Your task is to repeat the lines below exactly, excluding any pictures they contain.

**PROVIDED RECORDS**
◇ ◇ ◇ ◇

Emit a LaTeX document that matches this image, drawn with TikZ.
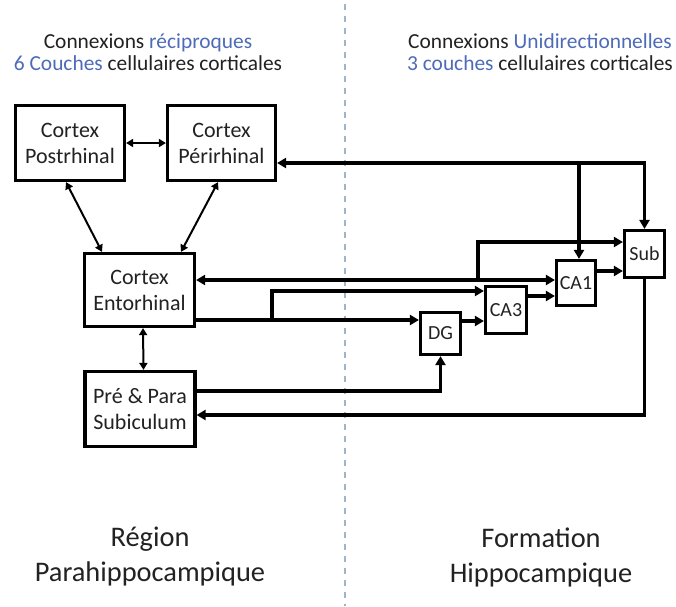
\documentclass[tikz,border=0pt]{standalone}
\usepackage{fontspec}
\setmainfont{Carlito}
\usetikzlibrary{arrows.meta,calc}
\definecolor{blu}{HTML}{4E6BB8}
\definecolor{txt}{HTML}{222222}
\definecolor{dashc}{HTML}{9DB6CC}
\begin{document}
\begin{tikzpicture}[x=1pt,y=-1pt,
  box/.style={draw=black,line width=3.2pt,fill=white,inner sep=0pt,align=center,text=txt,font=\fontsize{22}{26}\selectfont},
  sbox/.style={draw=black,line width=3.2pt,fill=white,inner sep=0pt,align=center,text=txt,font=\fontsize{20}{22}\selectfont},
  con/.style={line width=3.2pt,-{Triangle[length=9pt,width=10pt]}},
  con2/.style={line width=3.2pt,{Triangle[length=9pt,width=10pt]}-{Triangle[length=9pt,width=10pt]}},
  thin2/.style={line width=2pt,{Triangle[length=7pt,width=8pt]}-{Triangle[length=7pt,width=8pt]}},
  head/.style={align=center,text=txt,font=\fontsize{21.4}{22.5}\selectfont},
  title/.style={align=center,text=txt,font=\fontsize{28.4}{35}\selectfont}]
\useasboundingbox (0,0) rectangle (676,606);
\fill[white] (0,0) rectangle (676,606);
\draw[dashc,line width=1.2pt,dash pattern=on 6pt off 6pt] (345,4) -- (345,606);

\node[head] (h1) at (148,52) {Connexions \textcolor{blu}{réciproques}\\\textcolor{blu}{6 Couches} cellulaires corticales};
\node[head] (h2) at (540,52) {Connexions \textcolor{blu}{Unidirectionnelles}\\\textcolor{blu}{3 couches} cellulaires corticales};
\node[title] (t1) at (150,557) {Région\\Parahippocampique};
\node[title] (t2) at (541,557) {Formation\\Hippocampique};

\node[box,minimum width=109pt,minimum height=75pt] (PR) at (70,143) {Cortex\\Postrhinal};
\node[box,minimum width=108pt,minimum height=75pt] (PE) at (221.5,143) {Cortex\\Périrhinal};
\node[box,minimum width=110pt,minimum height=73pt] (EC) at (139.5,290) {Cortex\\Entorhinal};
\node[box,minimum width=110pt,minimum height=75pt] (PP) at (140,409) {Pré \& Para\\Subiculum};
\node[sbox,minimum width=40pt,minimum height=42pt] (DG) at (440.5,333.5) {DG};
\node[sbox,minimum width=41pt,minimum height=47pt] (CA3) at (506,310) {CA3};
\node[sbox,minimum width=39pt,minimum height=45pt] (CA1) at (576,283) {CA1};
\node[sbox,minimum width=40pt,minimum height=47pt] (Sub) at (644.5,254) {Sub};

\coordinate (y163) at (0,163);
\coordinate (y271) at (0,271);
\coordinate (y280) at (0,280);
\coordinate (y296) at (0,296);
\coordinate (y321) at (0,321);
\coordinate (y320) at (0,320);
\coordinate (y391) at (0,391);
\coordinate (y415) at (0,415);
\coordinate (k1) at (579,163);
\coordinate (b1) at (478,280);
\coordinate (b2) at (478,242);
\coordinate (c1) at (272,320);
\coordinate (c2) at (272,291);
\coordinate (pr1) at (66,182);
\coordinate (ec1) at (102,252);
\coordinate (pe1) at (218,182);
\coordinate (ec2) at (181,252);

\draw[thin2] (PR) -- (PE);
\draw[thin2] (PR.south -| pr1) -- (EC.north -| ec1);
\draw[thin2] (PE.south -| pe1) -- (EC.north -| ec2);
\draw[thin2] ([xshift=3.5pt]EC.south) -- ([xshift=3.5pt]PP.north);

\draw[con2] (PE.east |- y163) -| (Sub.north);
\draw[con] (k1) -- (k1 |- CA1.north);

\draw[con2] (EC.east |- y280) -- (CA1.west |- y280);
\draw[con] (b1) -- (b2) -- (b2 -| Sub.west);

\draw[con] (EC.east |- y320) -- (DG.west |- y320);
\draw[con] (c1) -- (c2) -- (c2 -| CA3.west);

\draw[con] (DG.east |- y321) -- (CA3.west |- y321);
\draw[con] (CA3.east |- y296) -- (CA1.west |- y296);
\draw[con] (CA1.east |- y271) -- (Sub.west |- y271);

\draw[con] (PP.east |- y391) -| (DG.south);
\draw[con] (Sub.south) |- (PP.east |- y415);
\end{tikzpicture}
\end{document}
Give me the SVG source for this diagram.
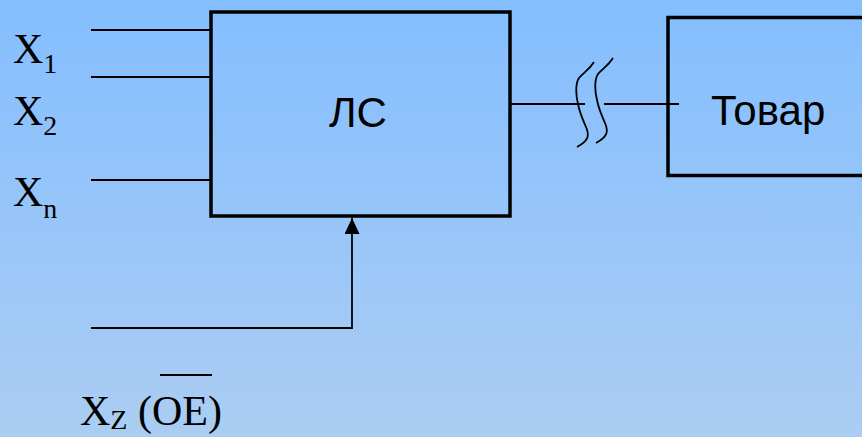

◇ ◇ ◇ ◇

**OUTPUT OF THE EXERCISE**
Emit a LaTeX document that matches this image, drawn with TikZ.
\documentclass[tikz,border=0pt]{standalone}
\usepackage{fontspec}
\setmainfont{Carlito}
\usetikzlibrary{arrows.meta,calc}
\definecolor{blu}{HTML}{4E6BB8}
\definecolor{txt}{HTML}{222222}
\definecolor{dashc}{HTML}{9DB6CC}
\begin{document}
\begin{tikzpicture}[x=1pt,y=-1pt,
  box/.style={draw=black,line width=3.2pt,fill=white,inner sep=0pt,align=center,text=txt,font=\fontsize{22}{26}\selectfont},
  sbox/.style={draw=black,line width=3.2pt,fill=white,inner sep=0pt,align=center,text=txt,font=\fontsize{20}{22}\selectfont},
  con/.style={line width=3.2pt,-{Triangle[length=9pt,width=10pt]}},
  con2/.style={line width=3.2pt,{Triangle[length=9pt,width=10pt]}-{Triangle[length=9pt,width=10pt]}},
  thin2/.style={line width=2pt,{Triangle[length=7pt,width=8pt]}-{Triangle[length=7pt,width=8pt]}},
  head/.style={align=center,text=txt,font=\fontsize{21.4}{22.5}\selectfont},
  title/.style={align=center,text=txt,font=\fontsize{28.4}{35}\selectfont}]
\useasboundingbox (0,0) rectangle (676,606);
\fill[white] (0,0) rectangle (676,606);
\draw[dashc,line width=1.2pt,dash pattern=on 6pt off 6pt] (345,4) -- (345,606);

\node[head] (h1) at (148,52) {Connexions \textcolor{blu}{réciproques}\\\textcolor{blu}{6 Couches} cellulaires corticales};
\node[head] (h2) at (540,52) {Connexions \textcolor{blu}{Unidirectionnelles}\\\textcolor{blu}{3 couches} cellulaires corticales};
\node[title] (t1) at (150,557) {Région\\Parahippocampique};
\node[title] (t2) at (541,557) {Formation\\Hippocampique};

\node[box,minimum width=109pt,minimum height=75pt] (PR) at (70,143) {Cortex\\Postrhinal};
\node[box,minimum width=108pt,minimum height=75pt] (PE) at (221.5,143) {Cortex\\Périrhinal};
\node[box,minimum width=110pt,minimum height=73pt] (EC) at (139.5,290) {Cortex\\Entorhinal};
\node[box,minimum width=110pt,minimum height=75pt] (PP) at (140,409) {Pré \& Para\\Subiculum};
\node[sbox,minimum width=40pt,minimum height=42pt] (DG) at (440.5,333.5) {DG};
\node[sbox,minimum width=41pt,minimum height=47pt] (CA3) at (506,310) {CA3};
\node[sbox,minimum width=39pt,minimum height=45pt] (CA1) at (576,283) {CA1};
\node[sbox,minimum width=40pt,minimum height=47pt] (Sub) at (644.5,254) {Sub};

\coordinate (y163) at (0,163);
\coordinate (y271) at (0,271);
\coordinate (y280) at (0,280);
\coordinate (y296) at (0,296);
\coordinate (y321) at (0,321);
\coordinate (y320) at (0,320);
\coordinate (y391) at (0,391);
\coordinate (y415) at (0,415);
\coordinate (k1) at (579,163);
\coordinate (b1) at (478,280);
\coordinate (b2) at (478,242);
\coordinate (c1) at (272,320);
\coordinate (c2) at (272,291);
\coordinate (pr1) at (66,182);
\coordinate (ec1) at (102,252);
\coordinate (pe1) at (218,182);
\coordinate (ec2) at (181,252);

\draw[thin2] (PR) -- (PE);
\draw[thin2] (PR.south -| pr1) -- (EC.north -| ec1);
\draw[thin2] (PE.south -| pe1) -- (EC.north -| ec2);
\draw[thin2] ([xshift=3.5pt]EC.south) -- ([xshift=3.5pt]PP.north);

\draw[con2] (PE.east |- y163) -| (Sub.north);
\draw[con] (k1) -- (k1 |- CA1.north);

\draw[con2] (EC.east |- y280) -- (CA1.west |- y280);
\draw[con] (b1) -- (b2) -- (b2 -| Sub.west);

\draw[con] (EC.east |- y320) -- (DG.west |- y320);
\draw[con] (c1) -- (c2) -- (c2 -| CA3.west);

\draw[con] (DG.east |- y321) -- (CA3.west |- y321);
\draw[con] (CA3.east |- y296) -- (CA1.west |- y296);
\draw[con] (CA1.east |- y271) -- (Sub.west |- y271);

\draw[con] (PP.east |- y391) -| (DG.south);
\draw[con] (Sub.south) |- (PP.east |- y415);
\end{tikzpicture}
\end{document}
Give me the SVG source for this diagram.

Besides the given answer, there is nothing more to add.